Latent semantic indexing 284
Latent semantic indexing
Latent Semantic Indexing (LSI) is an indexing and retrieval method that uses a mathematical technique called
Singular value decomposition (SVD) to identify patterns in the relationships between the terms and concepts
contained in an unstructured collection of text. LSI is based on the principle that words that are used in the same
contexts tend to have similar meanings. A key feature of LSI is its ability to extract the conceptual content of a body
of text by establishing associations between those terms that occur in similar contexts.[1]
LSI is also an application of correspondence analysis, a multivariate statistical technique developed by Jean-Paul
Benzécri[2] in the early 1970s, to a contingency table built from word counts in documents.
Called Latent Semantic Indexing because of its ability to correlate semantically related terms that are latent in a
collection of text, it was first applied to text at Bell Laboratories in the late 1980s. The method, also called latent
semantic analysis (LSA), uncovers the underlying latent semantic structure in the usage of words in a body of text
and how it can be used to extract the meaning of the text in response to user queries, commonly referred to as
concept searches. Queries, or concept searches, against a set of documents that have undergone LSI will return
results that are conceptually similar in meaning to the search criteria even if the results don’t share a specific word or
words with the search criteria.
Benefits of LSI
LSI overcomes two of the most problematic constraints of Boolean keyword queries: multiple words that have
similar meanings (synonymy) and words that have more than one meaning (polysemy). Synonymy and polysemy are
often the cause of mismatches in the vocabulary used by the authors of documents and the users of information
retrieval systems.[3] As a result, Boolean keyword queries often return irrelevant results and miss information that is
relevant.
LSI is also used to perform automated document categorization. In fact, several experiments have demonstrated that
there are a number of correlations between the way LSI and humans process and categorize text.[4] Document
categorization is the assignment of documents to one or more predefined categories based on their similarity to the
conceptual content of the categories.[5] LSI uses example documents to establish the conceptual basis for each
category. During categorization processing, the concepts contained in the documents being categorized are compared
to the concepts contained in the example items, and a category (or categories) is assigned to the documents based on
the similarities between the concepts they contain and the concepts that are contained in the example documents.

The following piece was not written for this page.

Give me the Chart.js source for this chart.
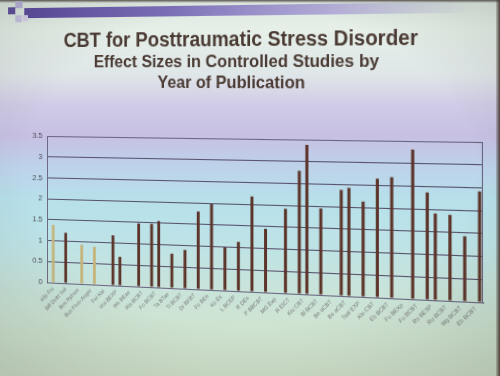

Dynamic clustering based on the conceptual content of documents can also be accomplished using LSI. Clustering is
a way to group documents based on their conceptual similarity to each other without using example documents to
establish the conceptual basis for each cluster. This is very useful when dealing with an unknown collection of
unstructured text.
Because it uses a strictly mathematical approach, LSI is inherently independent of language. This enables LSI to
elicit the semantic content of information written in any language without requiring the use of auxiliary structures,
such as dictionaries and thesauri. LSI can also perform cross-linguistic concept searching and example-based
categorization. For example, queries can be made in one language, such as English, and conceptually similar results
will be returned even if they are composed of an entirely different language or of multiple languages.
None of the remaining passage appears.